Time permitting, we may pause along the way - perhaps to take the boardwalk out across part of the vast Tuhu Bog, allowing us to experience this unique boreal habitat; or to look for birds in the wooded meadows around Nedrema. Although late September is not the optimum time of year to find woodpeckers, resident species here include Black, Grey-headed, White-backed and Lesser Spotted, so it's always worth a look!
Evening arrival at Pärnu, where we spend our last two nights of the tour. Night Rannahotell, Pärnu
KABLI BIRD STATION & SOOMETSA
Making an early start from our hotel this morning, we travel 30 miles south to visit the famous Kabli Bird Station, which lies close to the border with Latvia. Estonia’s oldest bird observatory, Kabli is equipped with an immense Heligoland trap – reputed to be 18m high! Here we should have chances to see birds in the hand, enjoying good close looks at species such as the northern races of Long-tailed and Willow Tits, Nuthatch and other boreal forest passerines. Occasionally, migrating owls are trapped as well, so an early morning visit is best!
The coastal strip running south from Pärnu to Häädameeste village - where we take lunch today - forms part of the natural avian flyway and a walk out to the tower hide could reveal a wide selection of resident and migrant species.

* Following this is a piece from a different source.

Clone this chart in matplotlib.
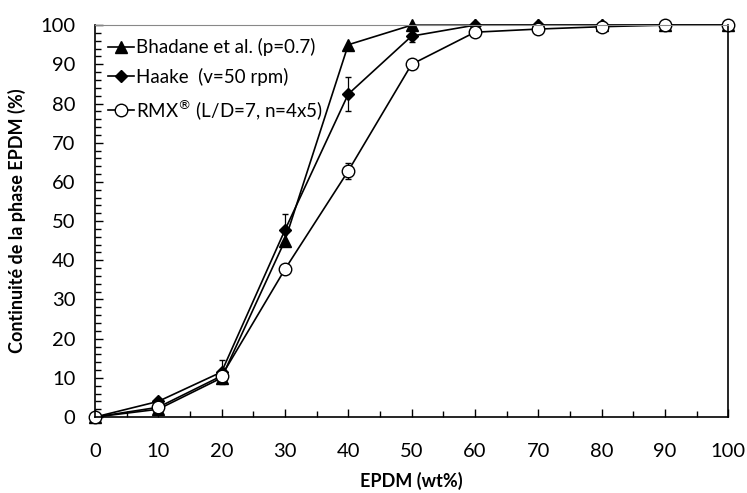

After lunch, we pay a visit to nearby Soometsa Forest for further chances of resident woodland birds such as Crested and Marsh Tits, Eurasian Treecreeper and White-backed, Black and Grey-headed Woodpeckers. Night Rannahotell, Pärnu
RETURN TO TALLINN, FLY LONDON
There may be time for a little local birding near Pärnu this morning before we make the two-hour drive back north to Tallinn. If flight schedules permit, a short guided walk around this beautiful medieval city followed by lunch at a traditional restaurant in town should provide a fitting finale to our time in Estonia.
Afternoon check-in at Tallinn Airport for our return flight to London Gatwick, where our autumn birdwatching tour to Estonia concludes.